Anyone desiring to instruct youths against joining street gangs, for example, is well directed to the chapter Why Do Drug Dealers Still Live with Their Moms? The short answerthey can’t afford to move outis almost the denouement of the story of how a Chicago graduate student stumbled upon a drug-trafficking gang while attempting, in one of the most dilapidated public housing projects in the city, to administer a survey about how blacks feel about themselves.

I found myself laughing out loud at the initial exchanges. But I was intrigued once it developed that the gang leader had formal postsecondary education in business management; not far behind lay the comparison between the gang and a corporation, with startling similarities and vast differences, mostly in the pay and working conditions of the employees.
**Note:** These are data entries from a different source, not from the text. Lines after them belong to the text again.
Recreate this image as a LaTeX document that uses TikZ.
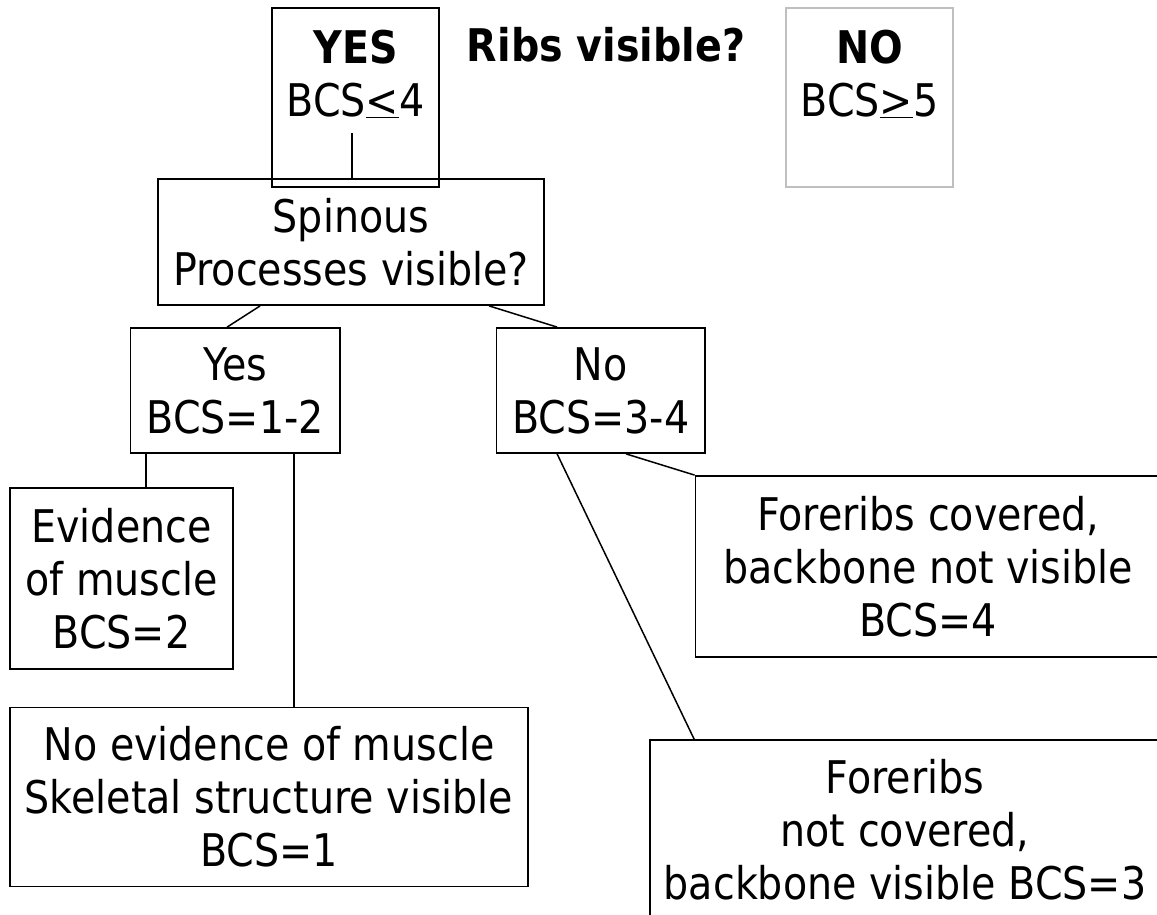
\documentclass[tikz,border=0pt]{standalone}
\usepackage{fontspec}
\setmainfont[FakeStretch=0.88]{DejaVu Sans}
\usetikzlibrary{calc}
\begin{document}
\begin{tikzpicture}[x=1pt,y=-1pt,
  box/.style={draw, line width=1.8pt, rectangle, inner sep=0pt, align=center, font=\fontsize{45}{53}\selectfont},
  greybox/.style={box, draw=black!25},
  txt/.style={inner sep=0pt, align=center, font=\fontsize{45}{53}\selectfont},
  link/.style={line width=1.5pt}]
\useasboundingbox (0,0) rectangle (1157,915);
\clip (0,0) rectangle (1157,915);
% top row
\node[box, minimum width=167pt, minimum height=179pt] (yes) at (355.5,97.5) {};
\node[txt] (yestxt) at (355.5,74) {\textbf{YES}\\BCS\underline{<}4};
\node[txt, anchor=base] (ribs) at (606,62) {\textbf{Ribs visible?}};
\node[greybox, minimum width=167pt, minimum height=179pt] (no) at (869.5,97.5) {};
\node[txt] (notxt) at (869.5,74) {\textbf{NO}\\BCS\underline{>}5};
% second level
\node[box, minimum width=386pt, minimum height=126pt] (spin) at (351,242) {Spinous\\Processes visible?};
\node[box, minimum width=209.5pt, minimum height=125pt] (yesb) at (235.25,390.5) {Yes\\BCS=1-2};
\node[box, minimum width=208.5pt, minimum height=125pt] (nob) at (600.75,390.5) {No\\BCS=3-4};
% leaves
\node[box, minimum width=223pt, minimum height=181pt] (evid) at (121.5,578.5) {Evidence\\of muscle\\BCS=2};
\node[box, minimum width=518pt, minimum height=179pt] (noev) at (269,797) {No evidence of muscle\\Skeletal structure visible\\BCS=1};
\node[box, minimum width=465.5pt, minimum height=181pt] (f4) at (928.25,566.5) {Foreribs covered,\\backbone not visible\\BCS=4};
\node[box, minimum width=510pt, minimum height=180pt] (f3) at (905,830) {Foreribs\\not covered,\\backbone visible BCS=3};
% connectors
\coordinate (yesstem) at (352,133);
\draw[link] (yesstem) -- (yesstem |- spin.north);
\draw[link] ([xshift=103pt]spin.south west) -- ([xshift=97.5pt]yesb.north west);
\draw[link] ([xshift=332pt]spin.south west) -- ([xshift=61.5pt]nob.north west);
\coordinate (ya) at ([xshift=16.5pt]yesb.south west);
\draw[link] (ya) -- (ya |- evid.north);
\coordinate (yb) at ([xshift=164.5pt]yesb.south west);
\draw[link] (yb) -- (yb |- noev.north);
\coordinate (na) at ([xshift=61.5pt]nob.south west);
\draw[link] (na) -- ([xshift=45pt]f3.north west);
\coordinate (nb) at ([xshift=130.5pt]nob.south west);
\draw[link] (nb) -- (f4.north west);
\end{tikzpicture}
\end{document}
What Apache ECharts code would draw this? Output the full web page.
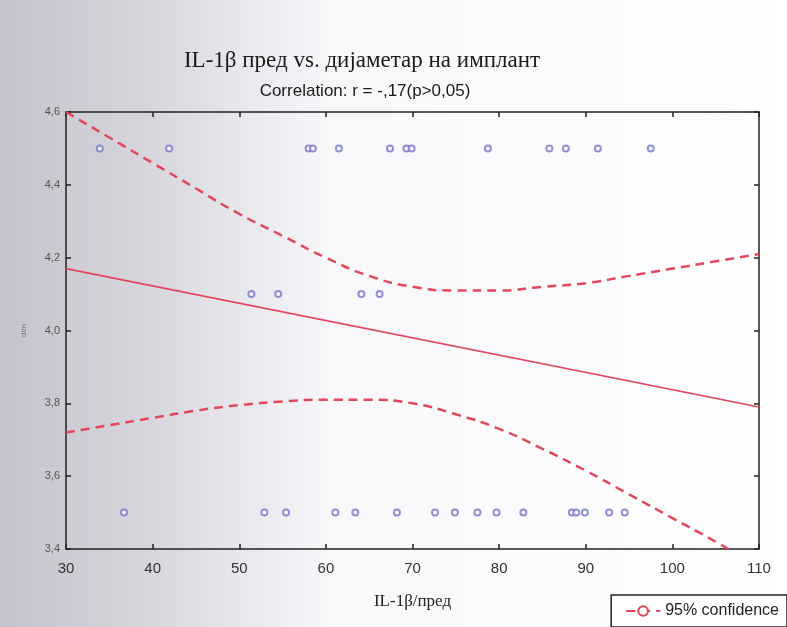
<!DOCTYPE html>
<html>
<head>
<meta charset="utf-8">
<script src="https://cdn.jsdelivr.net/npm/echarts@6/dist/echarts.min.js"></script>
<style>
  html, body { margin: 0; padding: 0; background: #fff; }
  #main { width: 787px; height: 627px; }
</style>
</head>
<body>
<div id="main"></div>
<script>
// observed points, grouped by implant diameter
const topRowX = [33.9, 41.9, 58, 58.5, 61.5, 67.4, 69.3, 69.9, 78.7, 85.8, 87.7, 91.4, 97.5];
const midRowX = [51.4, 54.5, 64.1, 66.2];
const lowRowX = [36.7, 52.9, 55.4, 61.1, 63.4, 68.2, 72.6, 74.9, 77.5, 79.7, 82.8, 88.4, 88.9, 89.9, 92.7, 94.5];
const topRowY = 4.5;
const midRowY = 4.1;
const lowRowY = 3.5;

// fitted line and 95% band
const fitX = [30, 110];
const fitY = [4.17, 3.79];
const bandX = [30, 35, 40, 45, 50, 55, 60, 65, 70, 75, 80, 85, 90, 95, 100, 105, 110];
const upperBand = [4.60, 4.53, 4.46, 4.39, 4.32, 4.26, 4.20, 4.15, 4.12, 4.11, 4.11, 4.12, 4.13, 4.15, 4.17, 4.19, 4.21];
const lowerBand = [3.72, 3.74, 3.76, 3.78, 3.795, 3.805, 3.81, 3.81, 3.80, 3.77, 3.73, 3.675, 3.615, 3.55, 3.485, 3.42, 3.35];

const xTicks = [30, 40, 50, 60, 70, 80, 90, 100, 110];
const yTicks = [3.4, 3.6, 3.8, 4.0, 4.2, 4.4, 4.6];

const pts = [];
topRowX.forEach(x => pts.push([x, topRowY]));
midRowX.forEach(x => pts.push([x, midRowY]));
lowRowX.forEach(x => pts.push([x, lowRowY]));

const zip = (a, b) => a.map((v, i) => [v, b[i]]);
const red = '#e2475c';

const baseX = {
  type: 'value',
  min: xTicks[0],
  max: xTicks[xTicks.length - 1],
  interval: 10,
  splitLine: { show: false },
  axisLine: { lineStyle: { color: '#222', width: 1.5 } },
  axisTick: { inside: true, length: 5, lineStyle: { color: '#222', width: 1.5 } }
};
const baseY = {
  type: 'value',
  min: yTicks[0],
  max: yTicks[yTicks.length - 1],
  interval: 0.2,
  splitLine: { show: false },
  axisLine: { show: true, lineStyle: { color: '#222', width: 1.5 } },
  axisTick: { show: true, inside: true, length: 5, lineStyle: { color: '#222', width: 1.5 } }
};

const chart = echarts.init(document.getElementById('main'));
chart.setOption({
  backgroundColor: new echarts.graphic.LinearGradient(0, 0, 1, 0, [
    { offset: 0, color: '#c4c3cc' },
    { offset: 0.2, color: '#d8d7de' },
    { offset: 0.42, color: '#f8f8fb' },
    { offset: 1, color: '#ffffff' }
  ]),
  animation: false,
  title: [
    {
      text: 'IL-1β пред vs. дијаметар на имплант',
      left: 357, top: 44, textAlign: 'center',
      textStyle: { fontFamily: 'Liberation Serif', fontSize: 23, fontWeight: 'normal', color: '#1a1a1a' }
    },
    {
      text: 'Correlation: r = -,17(p>0,05)',
      left: 360, top: 78, textAlign: 'center',
      textStyle: { fontFamily: 'Liberation Sans', fontSize: 17, fontWeight: 'normal', color: '#1a1a1a' }
    }
  ],
  grid: { left: 66, right: 28, top: 112, bottom: 78 },
  legend: {
    data: ['95% confidence'],
    right: 0, bottom: 0,
    borderColor: '#222', borderWidth: 1.5,
    padding: [8, 8, 8, 14],
    itemWidth: 34, itemHeight: 12,
    backgroundColor: '#fff',
    textStyle: { fontFamily: 'Liberation Sans', fontSize: 16, color: '#222' }
  },
  xAxis: [
    Object.assign({}, baseX, {
      position: 'bottom',
      name: 'IL-1β/пред', nameLocation: 'middle', nameGap: 44,
      nameTextStyle: { fontFamily: 'Liberation Serif', fontSize: 17, color: '#222' },
      axisLabel: { fontFamily: 'Liberation Sans', fontSize: 15, color: '#333', margin: 12 }
    }),
    Object.assign({}, baseX, { position: 'top', axisLabel: { show: false } })
  ],
  yAxis: [
    Object.assign({}, baseY, {
      position: 'left',
      name: 'dim', nameLocation: 'middle', nameGap: 38, nameRotate: 90,
      nameTextStyle: { fontFamily: 'Liberation Sans', fontSize: 8, color: '#778' },
      axisLabel: {
        fontFamily: 'Liberation Sans', fontSize: 11, color: '#555', margin: 6,
        formatter: v => v.toFixed(1).replace('.', ',')
      }
    }),
    Object.assign({}, baseY, { position: 'right', axisLabel: { show: false } })
  ],
  series: [
    {
      type: 'scatter',
      name: 'points',
      data: pts,
      symbol: 'emptyCircle',
      symbolSize: 6,
      itemStyle: { color: '#7474cc', borderColor: '#7474cc', borderWidth: 1 }
    },
    {
      type: 'line',
      name: 'fit',
      data: zip(fitX, fitY),
      showSymbol: false,
      lineStyle: { color: red, width: 1.6 }
    },
    {
      type: 'line',
      name: '95% confidence',
      data: zip(bandX, upperBand),
      smooth: true,
      showSymbol: false,
      symbol: 'emptyCircle',
      itemStyle: { color: red },
      lineStyle: { color: red, width: 2.5, type: [9, 6] }
    },
    {
      type: 'line',
      name: 'lower',
      data: zip(bandX, lowerBand),
      smooth: true,
      showSymbol: false,
      lineStyle: { color: red, width: 2.5, type: [9, 6] }
    }
  ]
});
</script>
</body>
</html>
While the Catholic reader might disagree with certain aspects of Levitt’s chapter on crime and abortion and agree wholeheartedly with the essay on drug dealing, Levitt strives mightily to avoid taking positions. The book argues that it has no unifying theme, although one message is clearly present in all chapters: morality is about what ought to be, while Levitt’s economics are simply about the incentives or disincentives that make human beings behave the way they actually do.

Teachers, for example, are supposed to inspire, enliven and encourage learning. We value them, we bring them apples. Yet under the Freakonomics microscope, it appears that a significant proportion of teachers cheat and show greater concern for approval (and monetary rewards) than for the education of their charges.

Despite Levitt’s razor-sharp analysis and his careful eliding of value judgments, he cannot entirely avoid taking some positions that give the impression the economist is a blue-stater.

It remains clear that what he is after is not to impart an idea or an ideology, but a critical and skeptical way of examining the reality around us. His economics are closer to the Greek oikonomos, the management of the household, than to the vagaries of the prime rate and the stock exchange.